This picture is so cute. Just looking at it makes me feel like I'm about five years old and full of wonder at everything!
I've been thinking about weather recently and how it affects writing. I've realised that I have a tendency to start books set in Autumn, putting the characters through the trials and tribulations of Winter, finally resolving the story in Spring / Summer. I'm wondering is this a universal thing or something peculiar to me. Obviously Spring and Summer are much more hopeful and optimistic times so it makes sense to end on a high. Maybe I'm just a sadist to my characters - throwing bad weather at them as well as everything else they have to endure!

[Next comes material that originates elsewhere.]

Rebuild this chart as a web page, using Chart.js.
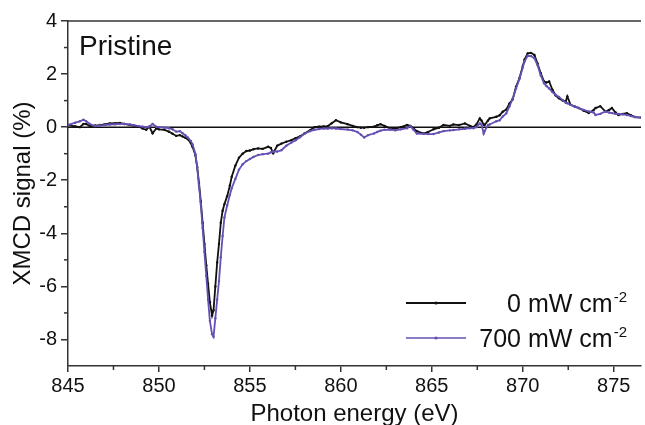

For example The Watchers has a very short timeline in its current form - the whole book occurs in a ten day period in October. Book Two begins around 6 weeks later, just a few weeks before Christmas, with the threat of the weather changing and the temperature plunging.
This probably wouldn't seem like a big deal to a reader in Canada or Switzerland or anywhere else the entire country doesn't go to hell whenever there's a bit of snowfall. Here though, it's all people are talking about. The snow and ice are bringing real misery to some areas - the novelty has long since worn off. A reader from the UK / Ireland will see a potential menace here. It's interesting that readers from other places might think, "What's the big deal lady? So it's snowing. And...?"
I'm trying to think about books I've read where the weather almost becomes a character in itself. Any ideas?